• Provided material
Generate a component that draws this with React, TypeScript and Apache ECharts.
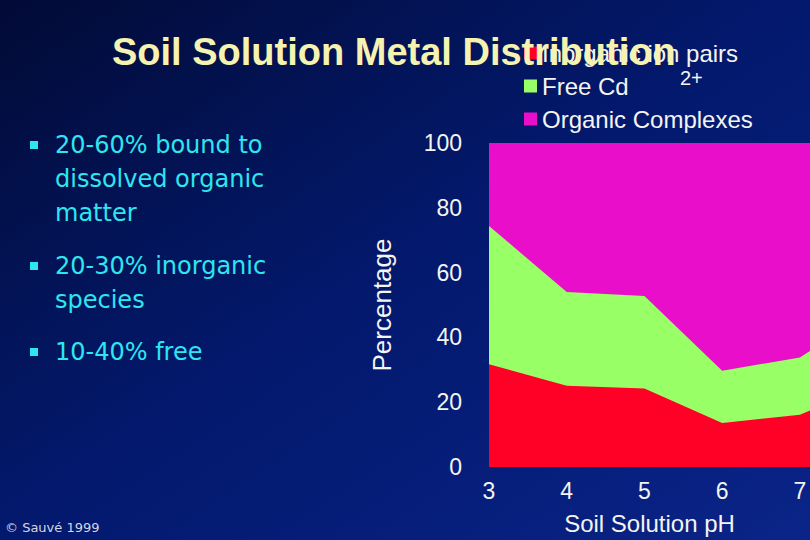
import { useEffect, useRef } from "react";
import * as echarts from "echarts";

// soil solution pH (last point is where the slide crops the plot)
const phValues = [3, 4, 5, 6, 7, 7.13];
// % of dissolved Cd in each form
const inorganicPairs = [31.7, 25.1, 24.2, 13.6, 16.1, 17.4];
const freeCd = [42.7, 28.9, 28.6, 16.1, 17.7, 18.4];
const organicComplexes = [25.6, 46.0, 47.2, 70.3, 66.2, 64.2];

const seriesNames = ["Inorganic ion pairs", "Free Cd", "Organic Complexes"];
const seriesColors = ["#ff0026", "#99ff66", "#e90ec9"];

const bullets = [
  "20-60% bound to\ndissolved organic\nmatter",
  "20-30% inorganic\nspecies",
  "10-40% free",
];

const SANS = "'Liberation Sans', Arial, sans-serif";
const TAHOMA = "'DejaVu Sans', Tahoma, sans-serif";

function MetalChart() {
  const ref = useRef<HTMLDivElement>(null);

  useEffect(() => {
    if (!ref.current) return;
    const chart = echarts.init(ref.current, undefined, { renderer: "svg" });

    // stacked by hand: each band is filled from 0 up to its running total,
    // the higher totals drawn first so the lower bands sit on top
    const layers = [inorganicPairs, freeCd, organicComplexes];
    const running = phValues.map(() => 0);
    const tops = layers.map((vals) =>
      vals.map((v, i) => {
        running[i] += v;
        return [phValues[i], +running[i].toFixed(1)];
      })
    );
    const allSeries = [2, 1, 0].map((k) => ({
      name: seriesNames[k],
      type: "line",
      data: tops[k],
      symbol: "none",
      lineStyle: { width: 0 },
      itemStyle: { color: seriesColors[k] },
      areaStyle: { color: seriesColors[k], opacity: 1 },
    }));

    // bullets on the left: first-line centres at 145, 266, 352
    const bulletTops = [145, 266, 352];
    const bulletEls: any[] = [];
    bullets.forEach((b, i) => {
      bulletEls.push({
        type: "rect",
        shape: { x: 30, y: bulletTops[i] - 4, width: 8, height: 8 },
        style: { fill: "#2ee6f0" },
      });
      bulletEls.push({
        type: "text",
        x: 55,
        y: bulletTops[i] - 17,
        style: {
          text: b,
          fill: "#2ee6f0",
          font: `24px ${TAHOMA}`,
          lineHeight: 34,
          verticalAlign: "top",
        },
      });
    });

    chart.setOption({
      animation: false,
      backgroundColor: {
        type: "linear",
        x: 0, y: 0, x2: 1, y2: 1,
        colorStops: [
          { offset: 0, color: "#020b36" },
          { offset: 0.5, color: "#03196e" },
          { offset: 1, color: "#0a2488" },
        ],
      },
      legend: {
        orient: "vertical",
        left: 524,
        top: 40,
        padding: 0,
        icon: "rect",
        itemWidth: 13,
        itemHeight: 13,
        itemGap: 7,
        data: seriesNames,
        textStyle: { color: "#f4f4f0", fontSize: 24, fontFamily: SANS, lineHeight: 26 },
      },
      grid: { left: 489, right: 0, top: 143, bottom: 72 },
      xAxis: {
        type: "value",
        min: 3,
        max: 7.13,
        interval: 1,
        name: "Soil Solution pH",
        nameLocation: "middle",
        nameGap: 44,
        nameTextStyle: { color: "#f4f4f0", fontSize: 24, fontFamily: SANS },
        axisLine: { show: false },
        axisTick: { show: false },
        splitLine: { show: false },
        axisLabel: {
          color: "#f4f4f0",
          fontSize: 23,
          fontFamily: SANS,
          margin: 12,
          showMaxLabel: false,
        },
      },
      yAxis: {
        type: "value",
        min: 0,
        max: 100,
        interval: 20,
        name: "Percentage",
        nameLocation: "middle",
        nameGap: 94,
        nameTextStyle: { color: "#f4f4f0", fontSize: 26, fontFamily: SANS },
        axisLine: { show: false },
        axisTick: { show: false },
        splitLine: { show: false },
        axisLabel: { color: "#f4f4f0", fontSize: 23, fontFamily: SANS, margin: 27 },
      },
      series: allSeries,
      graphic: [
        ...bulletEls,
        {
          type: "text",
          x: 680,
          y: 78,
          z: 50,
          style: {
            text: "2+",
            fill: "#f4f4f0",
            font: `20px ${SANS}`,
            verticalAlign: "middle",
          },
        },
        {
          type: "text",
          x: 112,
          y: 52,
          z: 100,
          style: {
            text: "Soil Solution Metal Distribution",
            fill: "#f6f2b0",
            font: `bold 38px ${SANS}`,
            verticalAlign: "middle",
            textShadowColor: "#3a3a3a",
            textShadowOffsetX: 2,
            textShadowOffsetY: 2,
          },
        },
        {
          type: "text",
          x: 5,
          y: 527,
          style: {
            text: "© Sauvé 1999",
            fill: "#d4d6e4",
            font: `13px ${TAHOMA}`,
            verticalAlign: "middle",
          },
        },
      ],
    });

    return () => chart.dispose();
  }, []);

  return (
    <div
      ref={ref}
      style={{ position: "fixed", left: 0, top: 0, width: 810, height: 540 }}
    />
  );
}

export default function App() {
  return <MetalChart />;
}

• Exercise
Copy all the lines of data exactly as they appear, dropping any images.

• Answer to the exercise
Generate a component that draws this with React, TypeScript and Apache ECharts.
import { useEffect, useRef } from "react";
import * as echarts from "echarts";

// soil solution pH (last point is where the slide crops the plot)
const phValues = [3, 4, 5, 6, 7, 7.13];
// % of dissolved Cd in each form
const inorganicPairs = [31.7, 25.1, 24.2, 13.6, 16.1, 17.4];
const freeCd = [42.7, 28.9, 28.6, 16.1, 17.7, 18.4];
const organicComplexes = [25.6, 46.0, 47.2, 70.3, 66.2, 64.2];

const seriesNames = ["Inorganic ion pairs", "Free Cd", "Organic Complexes"];
const seriesColors = ["#ff0026", "#99ff66", "#e90ec9"];

const bullets = [
  "20-60% bound to\ndissolved organic\nmatter",
  "20-30% inorganic\nspecies",
  "10-40% free",
];

const SANS = "'Liberation Sans', Arial, sans-serif";
const TAHOMA = "'DejaVu Sans', Tahoma, sans-serif";

function MetalChart() {
  const ref = useRef<HTMLDivElement>(null);

  useEffect(() => {
    if (!ref.current) return;
    const chart = echarts.init(ref.current, undefined, { renderer: "svg" });

    // stacked by hand: each band is filled from 0 up to its running total,
    // the higher totals drawn first so the lower bands sit on top
    const layers = [inorganicPairs, freeCd, organicComplexes];
    const running = phValues.map(() => 0);
    const tops = layers.map((vals) =>
      vals.map((v, i) => {
        running[i] += v;
        return [phValues[i], +running[i].toFixed(1)];
      })
    );
    const allSeries = [2, 1, 0].map((k) => ({
      name: seriesNames[k],
      type: "line",
      data: tops[k],
      symbol: "none",
      lineStyle: { width: 0 },
      itemStyle: { color: seriesColors[k] },
      areaStyle: { color: seriesColors[k], opacity: 1 },
    }));

    // bullets on the left: first-line centres at 145, 266, 352
    const bulletTops = [145, 266, 352];
    const bulletEls: any[] = [];
    bullets.forEach((b, i) => {
      bulletEls.push({
        type: "rect",
        shape: { x: 30, y: bulletTops[i] - 4, width: 8, height: 8 },
        style: { fill: "#2ee6f0" },
      });
      bulletEls.push({
        type: "text",
        x: 55,
        y: bulletTops[i] - 17,
        style: {
          text: b,
          fill: "#2ee6f0",
          font: `24px ${TAHOMA}`,
          lineHeight: 34,
          verticalAlign: "top",
        },
      });
    });

    chart.setOption({
      animation: false,
      backgroundColor: {
        type: "linear",
        x: 0, y: 0, x2: 1, y2: 1,
        colorStops: [
          { offset: 0, color: "#020b36" },
          { offset: 0.5, color: "#03196e" },
          { offset: 1, color: "#0a2488" },
        ],
      },
      legend: {
        orient: "vertical",
        left: 524,
        top: 40,
        padding: 0,
        icon: "rect",
        itemWidth: 13,
        itemHeight: 13,
        itemGap: 7,
        data: seriesNames,
        textStyle: { color: "#f4f4f0", fontSize: 24, fontFamily: SANS, lineHeight: 26 },
      },
      grid: { left: 489, right: 0, top: 143, bottom: 72 },
      xAxis: {
        type: "value",
        min: 3,
        max: 7.13,
        interval: 1,
        name: "Soil Solution pH",
        nameLocation: "middle",
        nameGap: 44,
        nameTextStyle: { color: "#f4f4f0", fontSize: 24, fontFamily: SANS },
        axisLine: { show: false },
        axisTick: { show: false },
        splitLine: { show: false },
        axisLabel: {
          color: "#f4f4f0",
          fontSize: 23,
          fontFamily: SANS,
          margin: 12,
          showMaxLabel: false,
        },
      },
      yAxis: {
        type: "value",
        min: 0,
        max: 100,
        interval: 20,
        name: "Percentage",
        nameLocation: "middle",
        nameGap: 94,
        nameTextStyle: { color: "#f4f4f0", fontSize: 26, fontFamily: SANS },
        axisLine: { show: false },
        axisTick: { show: false },
        splitLine: { show: false },
        axisLabel: { color: "#f4f4f0", fontSize: 23, fontFamily: SANS, margin: 27 },
      },
      series: allSeries,
      graphic: [
        ...bulletEls,
        {
          type: "text",
          x: 680,
          y: 78,
          z: 50,
          style: {
            text: "2+",
            fill: "#f4f4f0",
            font: `20px ${SANS}`,
            verticalAlign: "middle",
          },
        },
        {
          type: "text",
          x: 112,
          y: 52,
          z: 100,
          style: {
            text: "Soil Solution Metal Distribution",
            fill: "#f6f2b0",
            font: `bold 38px ${SANS}`,
            verticalAlign: "middle",
            textShadowColor: "#3a3a3a",
            textShadowOffsetX: 2,
            textShadowOffsetY: 2,
          },
        },
        {
          type: "text",
          x: 5,
          y: 527,
          style: {
            text: "© Sauvé 1999",
            fill: "#d4d6e4",
            font: `13px ${TAHOMA}`,
            verticalAlign: "middle",
          },
        },
      ],
    });

    return () => chart.dispose();
  }, []);

  return (
    <div
      ref={ref}
      style={{ position: "fixed", left: 0, top: 0, width: 810, height: 540 }}
    />
  );
}

export default function App() {
  return <MetalChart />;
}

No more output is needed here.